As is perhaps now apparent, even while recognising that private actors have contributions to make towards regulating climate harmscapes, the role of public regulators has by no means diminished, much less disappeared. Rather, regulation of climate harmscapes has become more complex: there are multiple diverse actors in play, operating at multiple temporal and spatial scales, and with influence spreading beyond finance to many other sectors. Energy – old and renewable – is one key sector influenced by the finance sector: witness insurers beginning to step away from coal. Property is another: both insurers and lenders are key stakeholders in built environments, and property values are strongly dependent on continuing access to affordable insurance and loans. The role of public regulators is therefore as important as ever in governing climate harmscapes.

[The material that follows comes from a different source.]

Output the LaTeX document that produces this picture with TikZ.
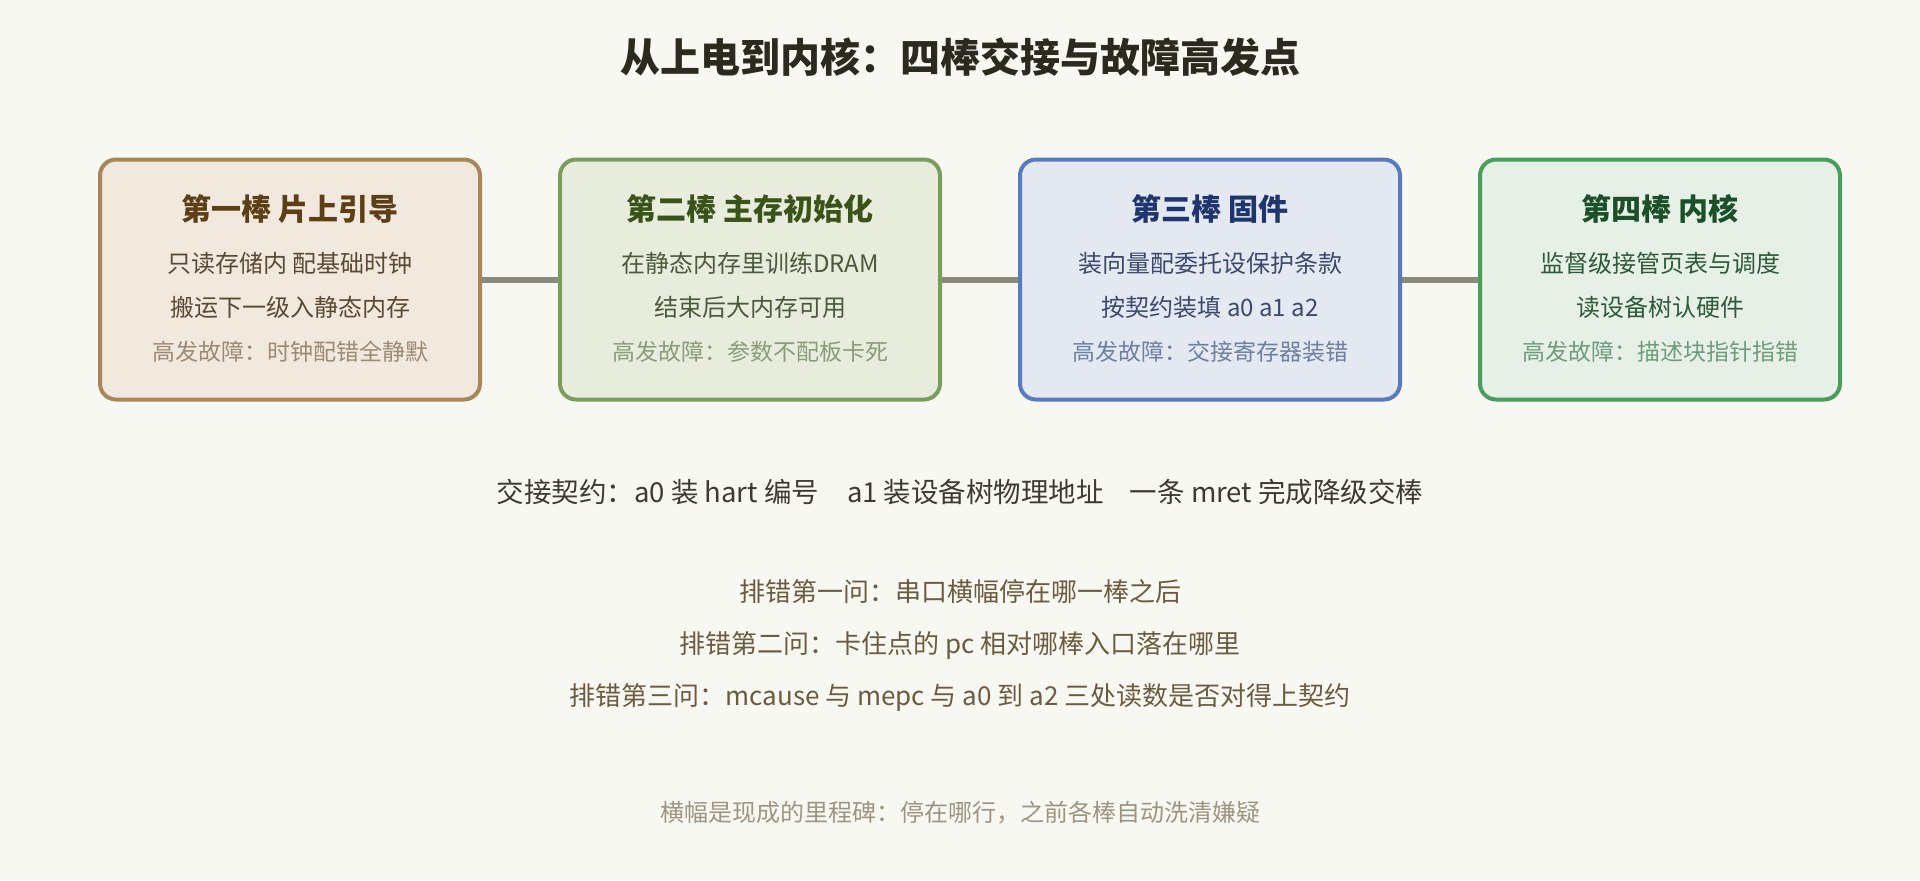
\documentclass[tikz,border=0pt]{standalone}
\usepackage{fontspec}
\setmainfont{Noto Sans CJK SC}
\usepackage{xcolor}
\usetikzlibrary{positioning}

\definecolor{bgcol}{HTML}{F8F8F3}
\definecolor{titlecol}{HTML}{2B2A1F}
\definecolor{linkcol}{HTML}{8B8A78}
\definecolor{dealcol}{HTML}{3D3A30}
\definecolor{askcol}{HTML}{6B5B40}
\definecolor{footcol}{HTML}{9E9482}
% box colours
\definecolor{b1fill}{HTML}{F1E8DE}
\definecolor{b1draw}{HTML}{A8865A}
\definecolor{b1head}{HTML}{5C3F14}
\definecolor{b1body}{HTML}{5B4A33}
\definecolor{b1fault}{HTML}{9C8A75}
\definecolor{b2fill}{HTML}{E8ECDD}
\definecolor{b2draw}{HTML}{7A9C5C}
\definecolor{b2head}{HTML}{3A5319}
\definecolor{b2body}{HTML}{4B5A3C}
\definecolor{b2fault}{HTML}{8A9C7A}
\definecolor{b3fill}{HTML}{E4E8F1}
\definecolor{b3draw}{HTML}{5A7BBB}
\definecolor{b3head}{HTML}{1E356E}
\definecolor{b3body}{HTML}{3B4A6B}
\definecolor{b3fault}{HTML}{6F7FA0}
\definecolor{b4fill}{HTML}{E6F0E6}
\definecolor{b4draw}{HTML}{4A9E5C}
\definecolor{b4head}{HTML}{1B5028}
\definecolor{b4body}{HTML}{2F5A3A}
\definecolor{b4fault}{HTML}{6F9C7C}

\tikzset{
    baton/.style={draw,line width=2pt,rounded corners=8pt,minimum width=190pt,minimum height=120pt},
    link/.style={line width=3pt,color=linkcol},
    head/.style={font=\fontsize{15}{18}\selectfont\bfseries},
    body/.style={font=\fontsize{12}{14}\selectfont},
    fault/.style={font=\fontsize{11.5}{14}\selectfont},
    ask/.style={text=askcol,font=\fontsize{13}{16}\selectfont}
}

\begin{document}
\begin{tikzpicture}[x=0.5pt,y=-0.5pt]
    % page
    \fill[bgcol] (0,0) rectangle (1920,880);
    \useasboundingbox (0,0) rectangle (1920,880);

    % title
    \node[text=titlecol,font=\fontsize{20}{24}\selectfont\bfseries] (title) at (960,57) {从上电到内核：四棒交接与故障高发点};

    % draw the four boxes
    \node[baton,draw=b1draw,fill=b1fill] (b1) at (290,279.5) {};
    \node[baton,draw=b2draw,fill=b2fill] (b2) at (750,279.5) {};
    \node[baton,draw=b3draw,fill=b3fill] (b3) at (1210,279.5) {};
    \node[baton,draw=b4draw,fill=b4fill,minimum width=180pt] (b4) at (1660,279.5) {};

    % join the boxes
    \foreach \a/\b in {b1/b2,b2/b3,b3/b4}
        \draw[link] (\a) -- (\b);

    % first box
    \node[head,text=b1head,yshift=35.25pt] (b1h) at (b1) {第一棒 片上引导};
    \node[body,text=b1body,yshift=8.25pt] (b1a) at (b1) {只读存储内 配基础时钟};
    \node[body,text=b1body,yshift=-13.75pt] (b1b) at (b1) {搬运下一级入静态内存};
    \node[fault,text=b1fault,yshift=-36.25pt] (b1f) at (b1) {高发故障：时钟配错全静默};

    % second box
    \node[head,text=b2head,yshift=35.25pt] (b2h) at (b2) {第二棒 主存初始化};
    \node[body,text=b2body,yshift=8.25pt] (b2a) at (b2) {在静态内存里训练DRAM};
    \node[body,text=b2body,yshift=-13.75pt] (b2b) at (b2) {结束后大内存可用};
    \node[fault,text=b2fault,yshift=-36.25pt] (b2f) at (b2) {高发故障：参数不配板卡死};

    % third box
    \node[head,text=b3head,yshift=35.25pt] (b3h) at (b3) {第三棒 固件};
    \node[body,text=b3body,yshift=8.25pt] (b3a) at (b3) {装向量配委托设保护条款};
    \node[body,text=b3body,yshift=-13.75pt] (b3b) at (b3) {按契约装填 a0 a1 a2};
    \node[fault,text=b3fault,yshift=-36.25pt] (b3f) at (b3) {高发故障：交接寄存器装错};

    % fourth box
    \node[head,text=b4head,yshift=35.25pt] (b4h) at (b4) {第四棒 内核};
    \node[body,text=b4body,yshift=8.25pt] (b4a) at (b4) {监督级接管页表与调度};
    \node[body,text=b4body,yshift=-13.75pt] (b4b) at (b4) {读设备树认硬件};
    \node[fault,text=b4fault,yshift=-36.25pt] (b4f) at (b4) {高发故障：描述块指针指错};

    % handover contract
    \node[text=dealcol,font=\fontsize{13.75}{16}\selectfont] (deal) at (960,491.7) {交接契约：a0 装 hart 编号\hspace{14pt}a1 装设备树物理地址\hspace{13pt}一条 mret 完成降级交棒};

    % the three questions
    \node[ask] (q1) at (960,592) {排错第一问：串口横幅停在哪一棒之后};
    \node[ask] (q2) at (960,645) {排错第二问：卡住点的 pc 相对哪棒入口落在哪里};
    \node[ask] (q3) at (960,697) {排错第三问：mcause 与 mepc 与 a0 到 a2 三处读数是否对得上契约};

    % footer
    \node[text=footcol,font=\fontsize{12}{14}\selectfont] (foot) at (960,812.7) {横幅是现成的里程碑：停在哪行，之前各棒自动洗清嫌疑};
\end{tikzpicture}
\end{document}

As a species, we continue to accelerate our fossil fuel emissions into the Earth system. As such, the prospect of mitigating climate change is receding more and more quickly, rather than drawing closer. Indeed, we are living in the Anthropcene, and driving change at planetary scale. Albrecht (2019) has responded by arguing for the need to bring the Anthropocene rapidly to a close. In his view, we should be urgently seeking to establish a new age: the Symbiocene would be characterised by humans living in symbiosis with the Earth and all its inhabitants. One strength of the term ‘Anthropocene’ is that it brings attention to humans as a driver of planetary change: and the importance of this realisation for our species cannot be underestimated. But it comes with limits: beyond the acknowledgement that humans are driving change at planetary scale, there is no sense of consciousness or purposeful direction in the term. In order to stay within Raworth’s (2009) ideas of ‘donut economics’ and the provision of ‘a safe and just operating space’ on this planet, we will need to move to purposeful pursuit of sustainable alternatives. This is not a challenge solely for insurers, nor the wider finance industry, but meeting this challenge will surely require their important contributions.